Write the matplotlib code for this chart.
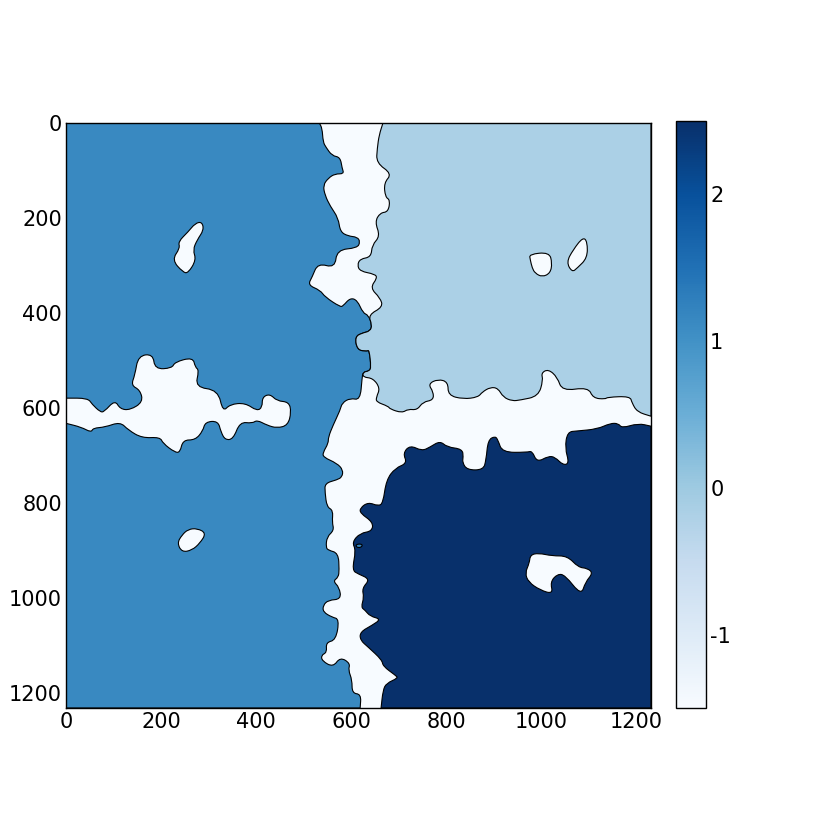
import numpy as np
import matplotlib
matplotlib.use("Agg")
import matplotlib.pyplot as plt
from matplotlib.colors import Normalize
from matplotlib.cm import ScalarMappable
from matplotlib.path import Path
from matplotlib.patches import PathPatch

# Region boundaries, in image (data) units
EXTENT = 1231
left_region = [(533,0),(539,11),(541,40),(547,51),(560,69),(577,72),(581,95),(585,107),(566,107),(552,116),(541,131),(545,152),(556,175),(573,200),(577,229),(594,238),(613,240),(619,250),(613,263),(570,267),(566,305),(530,295),(518,324),(509,341),(535,352),(545,366),(577,387),(583,385),(598,368),(613,373),(625,400),(636,404),(644,425),(640,438),(623,442),(608,450),(613,478),(634,480),(638,478),(642,514),(638,522),(625,524),(623,537),(619,583),(598,579),(581,589),(577,604),(562,636),(552,661),(552,674),(541,693),(541,703),(570,716),(583,730),(581,745),(570,751),(545,758),(545,777),(549,808),(562,815),(560,840),(564,857),(549,871),(547,893),(552,899),(573,905),(575,941),(573,956),(562,964),(575,977),(579,1002),(552,1004),(541,1015),(541,1029),(560,1040),(575,1044),(568,1088),(547,1093),(549,1114),(537,1120),(539,1132),(562,1145),(577,1124),(598,1137),(594,1151),(602,1172),(602,1200),(621,1202),(619,1231),(0,1231),(0,0)]
upper_right_region = [(667,0),(659,25),(655,53),(653,84),(686,107),(669,126),(672,156),(682,162),(678,187),(661,189),(650,208),(661,238),(644,257),(642,282),(619,286),(613,299),(619,312),(650,318),(655,326),(640,347),(661,368),(667,387),(636,404),(644,425),(640,438),(623,442),(608,450),(613,478),(634,480),(638,478),(642,514),(638,522),(625,524),(625,535),(646,537),(661,558),(653,577),(653,587),(678,596),(682,602),(707,610),(720,602),(739,604),(751,587),(773,583),(773,566),(762,549),(783,539),(804,545),(804,573),(836,581),(867,577),(876,566),(893,556),(909,558),(920,577),(939,585),(956,583),(994,575),(1004,541),(1000,526),(1015,518),(1034,535),(1044,564),(1099,556),(1109,579),(1135,581),(1139,577),(1187,575),(1191,589),(1202,608),(1231,617),(1231,0)]
lower_right_region = [(663,1231),(667,1194),(674,1179),(699,1168),(693,1162),(667,1143),(665,1130),(636,1103),(619,1088),(619,1071),(644,1057),(663,1044),(640,1038),(629,1025),(621,1019),(627,998),(623,979),(640,960),(615,949),(602,941),(610,899),(602,882),(619,863),(644,859),(646,840),(619,821),(619,810),(636,798),(657,806),(667,800),(674,751),(693,726),(718,716),(709,695),(724,678),(749,690),(766,682),(787,669),(802,682),(834,686),(836,703),(834,714),(844,730),(878,730),(884,709),(888,667),(903,659),(909,667),(918,693),(970,693),(981,690),(991,714),(1015,701),(1029,703),(1046,720),(1059,716),(1050,684),(1055,650),(1076,648),(1118,644),(1145,632),(1162,632),(1170,642),(1204,632),(1231,638),(1231,1231)]
band = [(0,579),(46,579),(55,592),(72,608),(80,608),(103,583),(114,602),(135,604),(162,587),(156,562),(137,552),(145,530),(152,490),(183,486),(187,518),(223,516),(229,503),(267,493),(272,514),(280,520),(272,556),(320,562),(330,608),(345,592),(377,589),(402,606),(413,598),(413,577),(429,570),(444,585),(469,587),(474,608),(467,636),(444,642),(423,636),(402,625),(392,632),(366,629),(352,665),(335,667),(326,650),(320,627),(293,629),(288,648),(272,667),(246,667),(240,693),(229,693),(204,674),(198,661),(160,663),(131,646),(114,629),(82,640),(57,642),(53,651),(32,640),(0,632)]
island_a = [(272,211),(286,208),(290,225),(276,246),(267,267),(274,288),(257,316),(246,314),(223,288),(240,263),(236,250),(257,229)]
island_b = [(975,276),(1017,272),(1023,295),(1019,316),(1002,324),(987,316),(981,305),(977,288)]
island_c = [(1088,240),(1097,250),(1097,284),(1076,305),(1065,314),(1053,293),(1067,267)]
island_d = [(977,909),(994,905),(1023,911),(1055,911),(1078,935),(1097,937),(1109,947),(1093,966),(1084,994),(1050,951),(1034,949),(1019,966),(1025,991),(998,983),(973,966),(966,947),(975,926)]
island_e = [(257,855),(276,853),(295,863),(282,884),(265,899),(244,903),(234,884),(244,867)]
speck = [(608,888),(620,885),(625,890),(615,895)]

# Value carried by each region
left_value = 1.14
upper_right_value = -0.16
lower_right_value = 2.5
empty_value = -1.5
vmin, vmax = -1.5, 2.5
axis_ticks = [0, 200, 400, 600, 800, 1000, 1200]
bar_ticks = [-1, 0, 1, 2]

plt.rcParams["font.family"] = "DejaVu Sans"
plt.rcParams["axes.unicode_minus"] = False
W = 830
fig = plt.figure(figsize=(8.3, 8.3), dpi=100)
ax = fig.add_axes([66/W, (W-708)/W, 585/W, 585/W])
cax = fig.add_axes([676/W, (W-708)/W, 30/W, 587/W])

cmap = plt.get_cmap("Blues")
norm = Normalize(vmin, vmax)
ax.set_facecolor(cmap(norm(empty_value)))


def on_frame(p):
    return p[0] in (0, EXTENT) or p[1] in (0, EXTENT)


def rounded_path(points):
    """Closed outline: quadratic curves round inner corners, frame corners stay sharp."""
    pts = [tuple(map(float, p)) for p in points]
    n = len(pts)
    mid = lambda a, b: ((a[0] + b[0]) / 2, (a[1] + b[1]) / 2)
    start = mid(pts[-1], pts[0])
    verts, codes = [start], [Path.MOVETO]
    for i, p in enumerate(pts):
        q = pts[(i + 1) % n]
        if on_frame(p):
            verts += [p, mid(p, q)]
            codes += [Path.LINETO, Path.LINETO]
        else:
            verts += [p, mid(p, q)]
            codes += [Path.CURVE3, Path.CURVE3]
    verts.append(start)
    codes.append(Path.CLOSEPOLY)
    return Path(verts, codes)


def draw(points, value):
    ax.add_patch(PathPatch(rounded_path(points), facecolor=cmap(norm(value)),
                           edgecolor="black", linewidth=0.8))


draw(left_region, left_value)
draw(upper_right_region, upper_right_value)
draw(lower_right_region, lower_right_value)
for part in (band, island_a, island_b, island_c, island_d, island_e):
    draw(part, empty_value)
draw(speck, left_value)

ax.set_xlim(0, EXTENT)
ax.set_ylim(EXTENT, 0)
ax.set_xticks(axis_ticks)
ax.set_yticks(axis_ticks)
ax.tick_params(length=0, labelsize=15, pad=3)
for s in ax.spines.values():
    s.set_linewidth(1.0)

cb = fig.colorbar(ScalarMappable(norm=norm, cmap=cmap), cax=cax, ticks=bar_ticks)
cb.ax.tick_params(length=0, labelsize=15, pad=3)
cb.ax.set_yticklabels([str(t) for t in bar_ticks])
cb.outline.set_linewidth(1.0)

fig.savefig("out.png", dpi=100)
-*-
- **Requirements**: Write down every line from the opening of the listing to the line with "from matplotlib.patches import PathPatch", both included, and nothing else; the pictures are omitted.

- **Response**:
Write the matplotlib code for this chart.
import numpy as np
import matplotlib
matplotlib.use("Agg")
import matplotlib.pyplot as plt
from matplotlib.colors import Normalize
from matplotlib.cm import ScalarMappable
from matplotlib.path import Path
from matplotlib.patches import PathPatch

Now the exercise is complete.